### Dataset section
——————————

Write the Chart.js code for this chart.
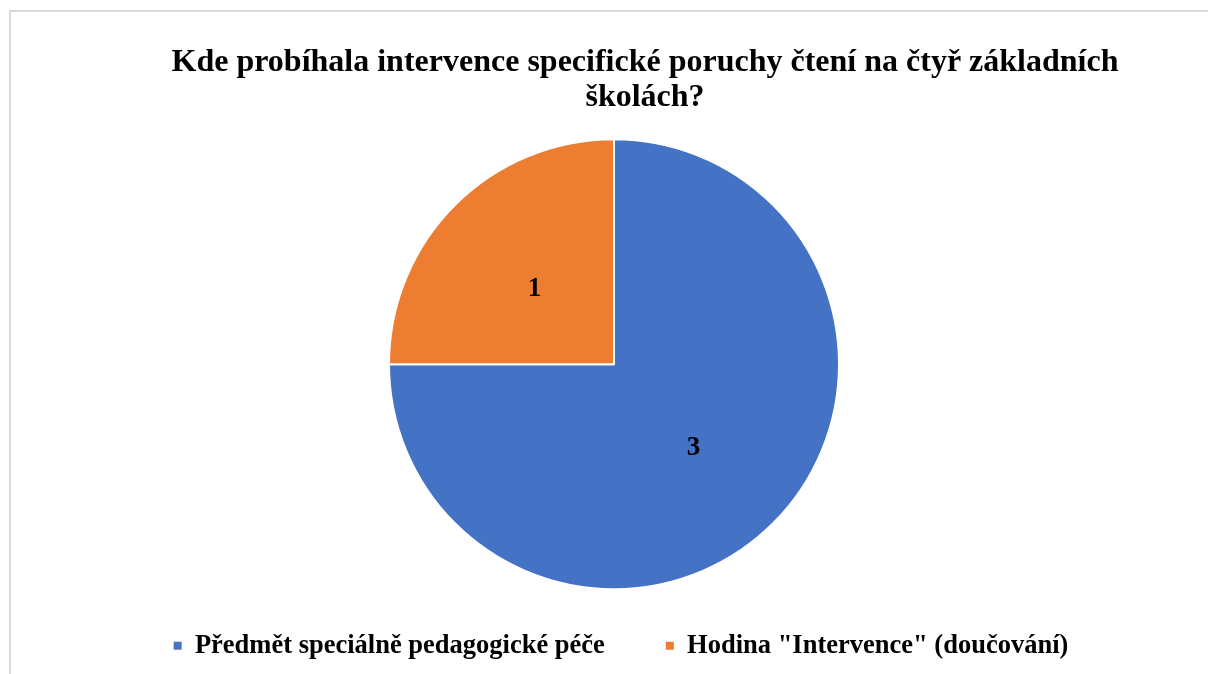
<!DOCTYPE html>
<html>
<head>
<meta charset="utf-8">
<script src="https://cdn.jsdelivr.net/npm/chart.js@4/dist/chart.umd.min.js"></script>
<style>
  html, body { margin: 0; padding: 0; background: #fff; overflow: hidden; }
  #frame {
    position: absolute; left: 9px; top: 10px;
    border-left: 2px solid #d9d9d9; border-top: 2px solid #d9d9d9;
  }
  canvas { display: block; }
</style>
</head>
<body>
<div id="frame"><canvas id="chart" width="1280" height="675"></canvas></div>
<script>
const titleLines = ['Kde probíhala intervence specifické poruchy čtení na čtyř základních', 'školách?'];
const categories = ['Předmět speciálně pedagogické péče', 'Hodina "Intervence" (doučování)'];
const values = [3, 1];
const colors = ['#4472C4', '#ED7D31'];

const serif = '"Liberation Serif", "Times New Roman", serif';

// vypise hodnoty do stredu vysece
const sliceLabels = {
  id: 'sliceLabels',
  afterDatasetsDraw(chart) {
    let ctx = chart.ctx;
    let meta = chart.getDatasetMeta(0);
    ctx.save();
    ctx.font = 'bold 27px ' + serif;
    ctx.fillStyle = '#000';
    ctx.textAlign = 'center';
    ctx.textBaseline = 'middle';
    meta.data.forEach((arc, i) => {
      let p = arc.tooltipPosition(true);
      ctx.fillText(String(values[i]), p.x, p.y + 4);
    });
    ctx.restore();
  }
};

// posun titulku a legendy jako v puvodnim grafu
const nudge = {
  id: 'nudge',
  afterLayout(chart, args, opts) {
    let t = chart.titleBlock, l = chart.legend;
    if (t) { t.left += opts.titleX; t.right += opts.titleX; }
    if (l) {
      l.left += opts.legendX; l.right += opts.legendX;
      l.top += opts.legendY; l.bottom += opts.legendY;
    }
  }
};

const ctx = document.getElementById('chart').getContext('2d');

new Chart(ctx, {
  type: 'pie',
  data: {
    labels: categories,
    datasets: [{
      data: values,
      backgroundColor: colors,
      borderColor: '#ffffff',
      borderWidth: 2,
      radius: 225,
    }],
  },
  options: {
    responsive: false,
    animation: false,
    layout: { padding: { left: 0, right: 74, top: 0, bottom: 0 } },
    plugins: {
      title: {
        display: true,
        text: titleLines,
        color: '#000',
        font: { family: serif, size: 32, weight: 'bold', lineHeight: 1.1 },
        padding: { top: 33, bottom: 23.5 },
      },
      legend: {
        position: 'bottom',
        labels: {
          color: '#000',
          font: { family: serif, size: 26.5, weight: 'bold' },
          usePointStyle: true,
          pointStyle: 'rect',
          boxWidth: 8,
          boxHeight: 8,
          padding: 61,
          generateLabels: (chart) =>
            Chart.overrides.pie.plugins.legend.labels.generateLabels(chart)
              .map(l => ({ ...l, lineWidth: 0 })),
        },
      },
      tooltip: { enabled: false },
      nudge: { titleX: 31, legendX: 7, legendY: -18 },
    },
  },
  plugins: [sliceLabels, nudge],
});
</script>
</body>
</html>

——————————

Please write out all of the material above without changing a word, and omit any pictures.

### Written answer
Write the Chart.js code for this chart.
<!DOCTYPE html>
<html>
<head>
<meta charset="utf-8">
<script src="https://cdn.jsdelivr.net/npm/chart.js@4/dist/chart.umd.min.js"></script>
<style>
  html, body { margin: 0; padding: 0; background: #fff; overflow: hidden; }
  #frame {
    position: absolute; left: 9px; top: 10px;
    border-left: 2px solid #d9d9d9; border-top: 2px solid #d9d9d9;
  }
  canvas { display: block; }
</style>
</head>
<body>
<div id="frame"><canvas id="chart" width="1280" height="675"></canvas></div>
<script>
const titleLines = ['Kde probíhala intervence specifické poruchy čtení na čtyř základních', 'školách?'];
const categories = ['Předmět speciálně pedagogické péče', 'Hodina "Intervence" (doučování)'];
const values = [3, 1];
const colors = ['#4472C4', '#ED7D31'];

const serif = '"Liberation Serif", "Times New Roman", serif';

// vypise hodnoty do stredu vysece
const sliceLabels = {
  id: 'sliceLabels',
  afterDatasetsDraw(chart) {
    let ctx = chart.ctx;
    let meta = chart.getDatasetMeta(0);
    ctx.save();
    ctx.font = 'bold 27px ' + serif;
    ctx.fillStyle = '#000';
    ctx.textAlign = 'center';
    ctx.textBaseline = 'middle';
    meta.data.forEach((arc, i) => {
      let p = arc.tooltipPosition(true);
      ctx.fillText(String(values[i]), p.x, p.y + 4);
    });
    ctx.restore();
  }
};

// posun titulku a legendy jako v puvodnim grafu
const nudge = {
  id: 'nudge',
  afterLayout(chart, args, opts) {
    let t = chart.titleBlock, l = chart.legend;
    if (t) { t.left += opts.titleX; t.right += opts.titleX; }
    if (l) {
      l.left += opts.legendX; l.right += opts.legendX;
      l.top += opts.legendY; l.bottom += opts.legendY;
    }
  }
};

const ctx = document.getElementById('chart').getContext('2d');

new Chart(ctx, {
  type: 'pie',
  data: {
    labels: categories,
    datasets: [{
      data: values,
      backgroundColor: colors,
      borderColor: '#ffffff',
      borderWidth: 2,
      radius: 225,
    }],
  },
  options: {
    responsive: false,
    animation: false,
    layout: { padding: { left: 0, right: 74, top: 0, bottom: 0 } },
    plugins: {
      title: {
        display: true,
        text: titleLines,
        color: '#000',
        font: { family: serif, size: 32, weight: 'bold', lineHeight: 1.1 },
        padding: { top: 33, bottom: 23.5 },
      },
      legend: {
        position: 'bottom',
        labels: {
          color: '#000',
          font: { family: serif, size: 26.5, weight: 'bold' },
          usePointStyle: true,
          pointStyle: 'rect',
          boxWidth: 8,
          boxHeight: 8,
          padding: 61,
          generateLabels: (chart) =>
            Chart.overrides.pie.plugins.legend.labels.generateLabels(chart)
              .map(l => ({ ...l, lineWidth: 0 })),
        },
      },
      tooltip: { enabled: false },
      nudge: { titleX: 31, legendX: 7, legendY: -18 },
    },
  },
  plugins: [sliceLabels, nudge],
});
</script>
</body>
</html>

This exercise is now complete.